Dr. Horst Simon was named Associate Laboratory Director (ALD) for Computing Sciences at Berkeley Lab in 2004. In his role as the ALD for Computing Sciences, Horst represents the interests of the three computing divisions (NERSC, Computational Research, and Information Technology), in the formulation of Laboratory policy, and communicates Laboratory actions on policy and procedures as appropriate. He also coordinates constructive interactions within the Computing Sciences divisions to seek coupling with other scientific programs.

Horst joined LBNL in early 1996 as director of the newly formed NERSC Division, and was one of the key architects in establishing NERSC at its new location in Berkeley. The NERSC Center is DOE’s flagship supercomputing facility for unclassified research funded by DOE’s Office of Science and is used by 2,819 users at 540 institutions. Under Horst’s leadership, NERSC has enabled important discoveries in fields ranging from global climate modeling to astrophysics. Horst is also the founding director of Berkeley Lab's Computational Research Division, which conducts applied research and development in computer science, computational science, and applied mathematics.

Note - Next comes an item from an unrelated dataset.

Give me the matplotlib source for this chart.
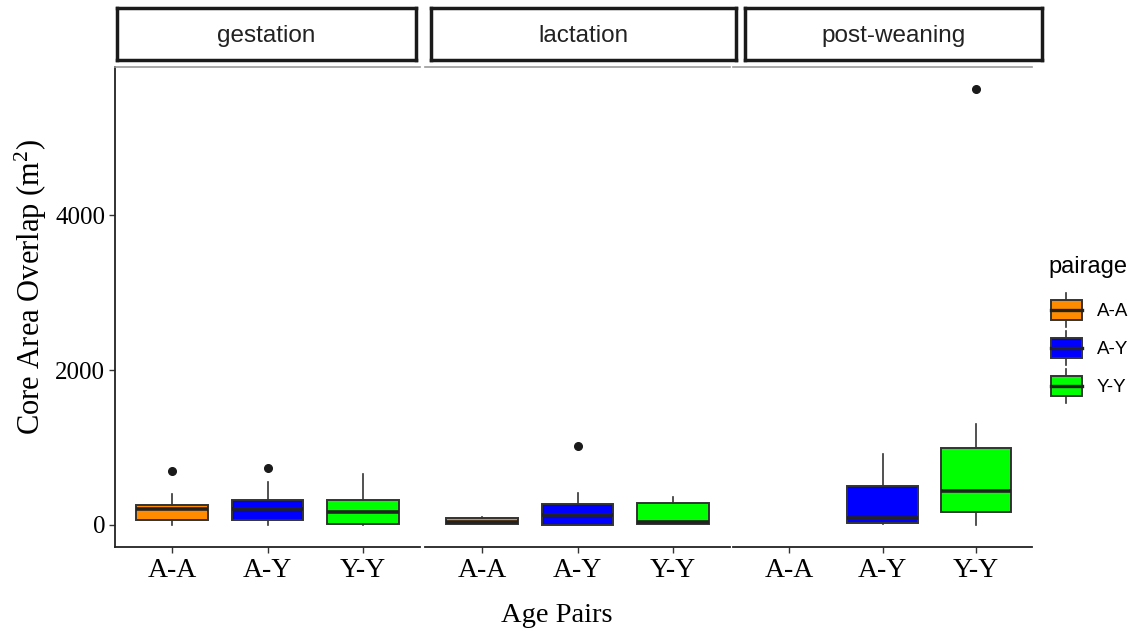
import numpy as np
import matplotlib
matplotlib.use('Agg')
import matplotlib.pyplot as plt
from matplotlib.patches import Rectangle
from matplotlib.lines import Line2D
from matplotlib.legend_handler import HandlerBase

matplotlib.rcParams['mathtext.fontset'] = 'custom'
matplotlib.rcParams['mathtext.rm'] = 'Liberation Serif'
matplotlib.rcParams['mathtext.default'] = 'regular'

# data (core area overlap, m^2)
stages = ['gestation', 'lactation', 'post-weaning']
pairs = ['A-A', 'A-Y', 'Y-Y']
colors = ['#FF8C00', '#0000FF', '#00FF00']

whislo = [[0, 0, 0], [13, 4, 13], [None, 9, 0]]
q1 = [[65, 65, 13], [13, 4, 13], [None, 30, 172]]
med = [[206, 206, 168], [35, 129, 34], [None, 94, 443]]
q3 = [[258, 326, 326], [94, 267, 288], [None, 499, 989]]
whishi = [[400, 559, 658], [107, 413, 366], [None, 912, 1299]]
fliers = [[[697], [740], []], [[], [1023], []], [[], [], [5622]]]

serif = 'Liberation Serif'
sans = 'Liberation Sans'
edge = '#333333'

fig = plt.figure(figsize=(11.33, 6.32), dpi=100)
W, H = 1133, 632
panels = [(115, 420), (425, 730), (733, 1032)]
strips = [(117, 416), (431, 736), (745, 1042)]
y_top, y_bot = 67, 547

axes = []
for k, st in enumerate(stages):
    x0, x1 = panels[k]
    ax = fig.add_axes([x0 / W, 1 - y_bot / H, (x1 - x0) / W, (y_bot - y_top) / H])
    axes.append(ax)
    stats, pos, cols = [], [], []
    for j, p in enumerate(pairs):
        if med[k][j] is None:
            continue
        stats.append(dict(med=med[k][j], q1=q1[k][j], q3=q3[k][j],
                          whislo=whislo[k][j], whishi=whishi[k][j],
                          fliers=fliers[k][j]))
        pos.append(j + 1)
        cols.append(colors[j])
    bp = ax.bxp(stats, positions=pos, widths=0.75, patch_artist=True,
                boxprops=dict(edgecolor=edge, linewidth=1.4),
                medianprops=dict(color='#222222', linewidth=2.6),
                whiskerprops=dict(color=edge, linewidth=1.2),
                capprops=dict(linewidth=0),
                flierprops=dict(marker='o', markerfacecolor='#1a1a1a',
                                markeredgecolor='#1a1a1a', markersize=5.5))
    for patch, c in zip(bp['boxes'], cols):
        patch.set_facecolor(c)
    ax.set_xlim(0.4, 3.6)
    ax.set_ylim(-284, 5910)
    ax.set_xticks([1, 2, 3])
    ax.set_xticklabels(pairs, fontfamily=serif, fontsize=20)
    ax.tick_params(axis='x', length=4, width=1, color='#333333', pad=4)
    ax.set_yticks([0, 2000, 4000])
    ax.spines['right'].set_visible(False)
    ax.spines['top'].set_color('#999999')
    ax.spines['top'].set_linewidth(1.2)
    ax.spines['bottom'].set_color('#222222')
    ax.spines['bottom'].set_linewidth(1.3)
    if k == 0:
        ax.set_yticklabels(['0', '2000', '4000'], fontfamily=serif, fontsize=18)
        ax.tick_params(axis='y', length=4, width=1, color='#333333', pad=3)
        ax.spines['left'].set_color('#222222')
        ax.spines['left'].set_linewidth(1.3)
    else:
        ax.spines['left'].set_visible(False)
        ax.tick_params(axis='y', left=False, labelleft=False)

    # facet strip
    sx0, sx1 = strips[k]
    sax = fig.add_axes([sx0 / W, 1 - 60 / H, (sx1 - sx0) / W, 52 / H])
    sax.set_xticks([])
    sax.set_yticks([])
    for sp in sax.spines.values():
        sp.set_linewidth(2.5)
        sp.set_color('#1a1a1a')
    sax.text(0.5, 0.47, st, ha='center', va='center', fontfamily=sans,
             fontsize=17.5, color='#222222', transform=sax.transAxes)

fig.text(31 / W, 1 - 287 / H, r'Core Area Overlap (m$^{2}$)', rotation=90,
         ha='center', va='center', fontfamily=serif, fontsize=22)
fig.text(557 / W, 1 - 616 / H, 'Age Pairs', ha='center', va='center',
         fontfamily=serif, fontsize=20.5)


class BoxKey(HandlerBase):
    def create_artists(self, legend, orig_handle, xdescent, ydescent,
                       width, height, fontsize, trans):
        x0, y0 = -xdescent, -ydescent
        bw = width * 0.95
        bx = x0 + (width - bw) / 2
        lo, hi = y0 + 0.21 * height, y0 + 0.79 * height
        cx = x0 + width / 2
        arts = [
            Line2D([cx, cx], [y0, lo], color=edge, lw=1.2, transform=trans),
            Line2D([cx, cx], [hi, y0 + height], color=edge, lw=1.2, transform=trans),
            Rectangle((bx, lo), bw, hi - lo, facecolor=orig_handle.get_facecolor(),
                      edgecolor=edge, lw=1.4, transform=trans),
            Line2D([bx, bx + bw], [(lo + hi) / 2] * 2, color='#222222', lw=2.4,
                   transform=trans),
        ]
        return arts


fig.text(1048 / W, 1 - 267 / H, 'pairage', ha='left', va='center',
         fontfamily=sans, fontsize=17)
handles = [Rectangle((0, 0), 1, 1, facecolor=c) for c in colors]
leg = fig.legend(handles, pairs, handler_map={Rectangle: BoxKey()},
                 loc='center left', bbox_to_anchor=(1046 / W, 1 - 348 / H),
                 frameon=False,
                 prop=dict(family=sans, size=13.5),
                 handlelength=1.75, handleheight=2.4, labelspacing=0.23,
                 handletextpad=0.75, borderaxespad=0, borderpad=0.2)

fig.savefig('out.png', dpi=100, facecolor='white')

Horst’s research interests are in the development of sparse matrix algorithms, algorithms for large-scale eigenvalue problems, and domain decomposition algorithms for unstructured domains for parallel processing. His recursive spectral bisection algorithm is regarded as a breakthrough in parallel algorithms for unstructured computations, and his algorithm research efforts were honored with the 1988 Gordon Bell Prize for parallel processing research. Horst was member of the NASA team that developed the NAS Parallel Benchmarks, a widely used standard for evaluating the performance of massively parallel systems. He is also one of four editors of the twice-yearly “TOP500” list of the world’s most powerful computing systems.